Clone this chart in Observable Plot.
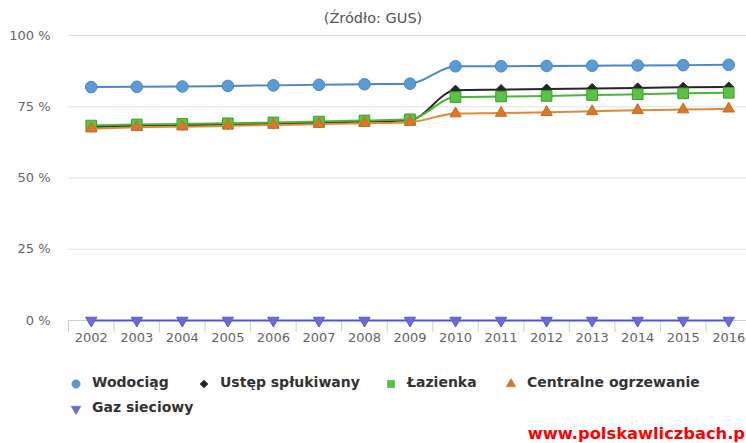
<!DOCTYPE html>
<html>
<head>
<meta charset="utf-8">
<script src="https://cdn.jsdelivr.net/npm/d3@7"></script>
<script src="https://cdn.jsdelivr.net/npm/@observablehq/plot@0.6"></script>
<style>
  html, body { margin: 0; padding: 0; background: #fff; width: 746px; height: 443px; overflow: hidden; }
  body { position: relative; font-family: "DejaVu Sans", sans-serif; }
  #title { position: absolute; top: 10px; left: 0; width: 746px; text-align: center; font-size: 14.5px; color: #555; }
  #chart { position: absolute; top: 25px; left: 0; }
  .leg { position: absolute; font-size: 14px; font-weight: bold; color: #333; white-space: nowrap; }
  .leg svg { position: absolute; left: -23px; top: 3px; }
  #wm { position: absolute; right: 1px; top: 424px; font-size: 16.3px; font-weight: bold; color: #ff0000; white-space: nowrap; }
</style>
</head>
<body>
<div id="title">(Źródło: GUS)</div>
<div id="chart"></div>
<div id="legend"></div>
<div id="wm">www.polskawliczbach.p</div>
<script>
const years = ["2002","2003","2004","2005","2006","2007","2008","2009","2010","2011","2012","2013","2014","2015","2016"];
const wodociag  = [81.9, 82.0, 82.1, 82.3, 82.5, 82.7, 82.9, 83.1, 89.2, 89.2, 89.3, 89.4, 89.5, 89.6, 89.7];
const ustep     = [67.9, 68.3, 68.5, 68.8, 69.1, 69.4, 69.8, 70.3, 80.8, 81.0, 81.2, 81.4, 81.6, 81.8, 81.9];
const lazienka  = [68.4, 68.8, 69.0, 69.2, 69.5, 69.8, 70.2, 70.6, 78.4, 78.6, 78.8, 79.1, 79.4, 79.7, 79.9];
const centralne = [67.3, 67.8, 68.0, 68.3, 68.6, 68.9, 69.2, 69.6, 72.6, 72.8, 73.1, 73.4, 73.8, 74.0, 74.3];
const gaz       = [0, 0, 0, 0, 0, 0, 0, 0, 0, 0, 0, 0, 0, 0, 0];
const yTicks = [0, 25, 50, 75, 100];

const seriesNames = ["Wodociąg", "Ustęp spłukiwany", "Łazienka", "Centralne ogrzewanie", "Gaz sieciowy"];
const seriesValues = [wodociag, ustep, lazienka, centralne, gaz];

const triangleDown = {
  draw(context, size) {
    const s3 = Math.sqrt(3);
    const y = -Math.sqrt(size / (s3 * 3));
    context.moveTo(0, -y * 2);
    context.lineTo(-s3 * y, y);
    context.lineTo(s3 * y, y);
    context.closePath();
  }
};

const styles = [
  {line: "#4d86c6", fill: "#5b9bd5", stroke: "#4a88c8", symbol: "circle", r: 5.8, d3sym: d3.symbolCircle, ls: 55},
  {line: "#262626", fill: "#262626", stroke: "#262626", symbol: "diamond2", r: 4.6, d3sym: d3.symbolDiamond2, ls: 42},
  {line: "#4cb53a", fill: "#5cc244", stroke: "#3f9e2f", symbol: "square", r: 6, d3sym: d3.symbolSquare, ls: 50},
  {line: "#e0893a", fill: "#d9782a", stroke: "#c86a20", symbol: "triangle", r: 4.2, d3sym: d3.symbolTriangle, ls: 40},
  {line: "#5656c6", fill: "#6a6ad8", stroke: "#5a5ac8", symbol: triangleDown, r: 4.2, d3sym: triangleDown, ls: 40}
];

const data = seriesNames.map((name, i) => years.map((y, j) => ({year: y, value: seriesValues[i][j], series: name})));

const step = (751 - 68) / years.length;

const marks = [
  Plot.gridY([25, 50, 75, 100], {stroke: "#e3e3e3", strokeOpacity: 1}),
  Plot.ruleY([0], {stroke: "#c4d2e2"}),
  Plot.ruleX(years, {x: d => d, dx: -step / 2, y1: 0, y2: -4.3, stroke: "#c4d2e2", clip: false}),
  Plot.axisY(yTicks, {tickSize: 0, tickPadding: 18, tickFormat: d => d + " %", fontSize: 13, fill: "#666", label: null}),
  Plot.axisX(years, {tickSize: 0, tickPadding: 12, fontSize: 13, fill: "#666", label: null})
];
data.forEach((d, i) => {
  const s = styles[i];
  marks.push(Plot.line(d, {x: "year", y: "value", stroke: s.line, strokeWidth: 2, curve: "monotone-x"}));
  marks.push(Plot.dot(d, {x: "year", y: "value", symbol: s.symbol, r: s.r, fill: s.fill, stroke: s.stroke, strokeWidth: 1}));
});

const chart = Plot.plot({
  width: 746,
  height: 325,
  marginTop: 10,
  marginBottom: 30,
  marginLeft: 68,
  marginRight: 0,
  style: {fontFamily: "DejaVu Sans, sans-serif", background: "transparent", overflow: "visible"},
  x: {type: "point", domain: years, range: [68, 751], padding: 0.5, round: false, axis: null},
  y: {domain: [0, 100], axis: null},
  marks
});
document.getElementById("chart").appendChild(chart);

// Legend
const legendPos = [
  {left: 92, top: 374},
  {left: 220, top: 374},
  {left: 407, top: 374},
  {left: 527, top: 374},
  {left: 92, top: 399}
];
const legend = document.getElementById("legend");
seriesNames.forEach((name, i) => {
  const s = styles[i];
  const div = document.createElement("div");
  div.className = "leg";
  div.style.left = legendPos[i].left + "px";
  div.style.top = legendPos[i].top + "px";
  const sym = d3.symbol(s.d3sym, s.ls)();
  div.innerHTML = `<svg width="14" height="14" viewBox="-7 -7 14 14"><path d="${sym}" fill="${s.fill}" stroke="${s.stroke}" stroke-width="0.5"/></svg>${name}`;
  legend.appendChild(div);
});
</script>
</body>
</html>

- Work required: Transcribe the listing in full. Omit the pictures and keep every line exact.

- Expected answer:
Clone this chart in Observable Plot.
<!DOCTYPE html>
<html>
<head>
<meta charset="utf-8">
<script src="https://cdn.jsdelivr.net/npm/d3@7"></script>
<script src="https://cdn.jsdelivr.net/npm/@observablehq/plot@0.6"></script>
<style>
  html, body { margin: 0; padding: 0; background: #fff; width: 746px; height: 443px; overflow: hidden; }
  body { position: relative; font-family: "DejaVu Sans", sans-serif; }
  #title { position: absolute; top: 10px; left: 0; width: 746px; text-align: center; font-size: 14.5px; color: #555; }
  #chart { position: absolute; top: 25px; left: 0; }
  .leg { position: absolute; font-size: 14px; font-weight: bold; color: #333; white-space: nowrap; }
  .leg svg { position: absolute; left: -23px; top: 3px; }
  #wm { position: absolute; right: 1px; top: 424px; font-size: 16.3px; font-weight: bold; color: #ff0000; white-space: nowrap; }
</style>
</head>
<body>
<div id="title">(Źródło: GUS)</div>
<div id="chart"></div>
<div id="legend"></div>
<div id="wm">www.polskawliczbach.p</div>
<script>
const years = ["2002","2003","2004","2005","2006","2007","2008","2009","2010","2011","2012","2013","2014","2015","2016"];
const wodociag  = [81.9, 82.0, 82.1, 82.3, 82.5, 82.7, 82.9, 83.1, 89.2, 89.2, 89.3, 89.4, 89.5, 89.6, 89.7];
const ustep     = [67.9, 68.3, 68.5, 68.8, 69.1, 69.4, 69.8, 70.3, 80.8, 81.0, 81.2, 81.4, 81.6, 81.8, 81.9];
const lazienka  = [68.4, 68.8, 69.0, 69.2, 69.5, 69.8, 70.2, 70.6, 78.4, 78.6, 78.8, 79.1, 79.4, 79.7, 79.9];
const centralne = [67.3, 67.8, 68.0, 68.3, 68.6, 68.9, 69.2, 69.6, 72.6, 72.8, 73.1, 73.4, 73.8, 74.0, 74.3];
const gaz       = [0, 0, 0, 0, 0, 0, 0, 0, 0, 0, 0, 0, 0, 0, 0];
const yTicks = [0, 25, 50, 75, 100];

const seriesNames = ["Wodociąg", "Ustęp spłukiwany", "Łazienka", "Centralne ogrzewanie", "Gaz sieciowy"];
const seriesValues = [wodociag, ustep, lazienka, centralne, gaz];

const triangleDown = {
  draw(context, size) {
    const s3 = Math.sqrt(3);
    const y = -Math.sqrt(size / (s3 * 3));
    context.moveTo(0, -y * 2);
    context.lineTo(-s3 * y, y);
    context.lineTo(s3 * y, y);
    context.closePath();
  }
};

const styles = [
  {line: "#4d86c6", fill: "#5b9bd5", stroke: "#4a88c8", symbol: "circle", r: 5.8, d3sym: d3.symbolCircle, ls: 55},
  {line: "#262626", fill: "#262626", stroke: "#262626", symbol: "diamond2", r: 4.6, d3sym: d3.symbolDiamond2, ls: 42},
  {line: "#4cb53a", fill: "#5cc244", stroke: "#3f9e2f", symbol: "square", r: 6, d3sym: d3.symbolSquare, ls: 50},
  {line: "#e0893a", fill: "#d9782a", stroke: "#c86a20", symbol: "triangle", r: 4.2, d3sym: d3.symbolTriangle, ls: 40},
  {line: "#5656c6", fill: "#6a6ad8", stroke: "#5a5ac8", symbol: triangleDown, r: 4.2, d3sym: triangleDown, ls: 40}
];

const data = seriesNames.map((name, i) => years.map((y, j) => ({year: y, value: seriesValues[i][j], series: name})));

const step = (751 - 68) / years.length;

const marks = [
  Plot.gridY([25, 50, 75, 100], {stroke: "#e3e3e3", strokeOpacity: 1}),
  Plot.ruleY([0], {stroke: "#c4d2e2"}),
  Plot.ruleX(years, {x: d => d, dx: -step / 2, y1: 0, y2: -4.3, stroke: "#c4d2e2", clip: false}),
  Plot.axisY(yTicks, {tickSize: 0, tickPadding: 18, tickFormat: d => d + " %", fontSize: 13, fill: "#666", label: null}),
  Plot.axisX(years, {tickSize: 0, tickPadding: 12, fontSize: 13, fill: "#666", label: null})
];
data.forEach((d, i) => {
  const s = styles[i];
  marks.push(Plot.line(d, {x: "year", y: "value", stroke: s.line, strokeWidth: 2, curve: "monotone-x"}));
  marks.push(Plot.dot(d, {x: "year", y: "value", symbol: s.symbol, r: s.r, fill: s.fill, stroke: s.stroke, strokeWidth: 1}));
});

const chart = Plot.plot({
  width: 746,
  height: 325,
  marginTop: 10,
  marginBottom: 30,
  marginLeft: 68,
  marginRight: 0,
  style: {fontFamily: "DejaVu Sans, sans-serif", background: "transparent", overflow: "visible"},
  x: {type: "point", domain: years, range: [68, 751], padding: 0.5, round: false, axis: null},
  y: {domain: [0, 100], axis: null},
  marks
});
document.getElementById("chart").appendChild(chart);

// Legend
const legendPos = [
  {left: 92, top: 374},
  {left: 220, top: 374},
  {left: 407, top: 374},
  {left: 527, top: 374},
  {left: 92, top: 399}
];
const legend = document.getElementById("legend");
seriesNames.forEach((name, i) => {
  const s = styles[i];
  const div = document.createElement("div");
  div.className = "leg";
  div.style.left = legendPos[i].left + "px";
  div.style.top = legendPos[i].top + "px";
  const sym = d3.symbol(s.d3sym, s.ls)();
  div.innerHTML = `<svg width="14" height="14" viewBox="-7 -7 14 14"><path d="${sym}" fill="${s.fill}" stroke="${s.stroke}" stroke-width="0.5"/></svg>${name}`;
  legend.appendChild(div);
});
</script>
</body>
</html>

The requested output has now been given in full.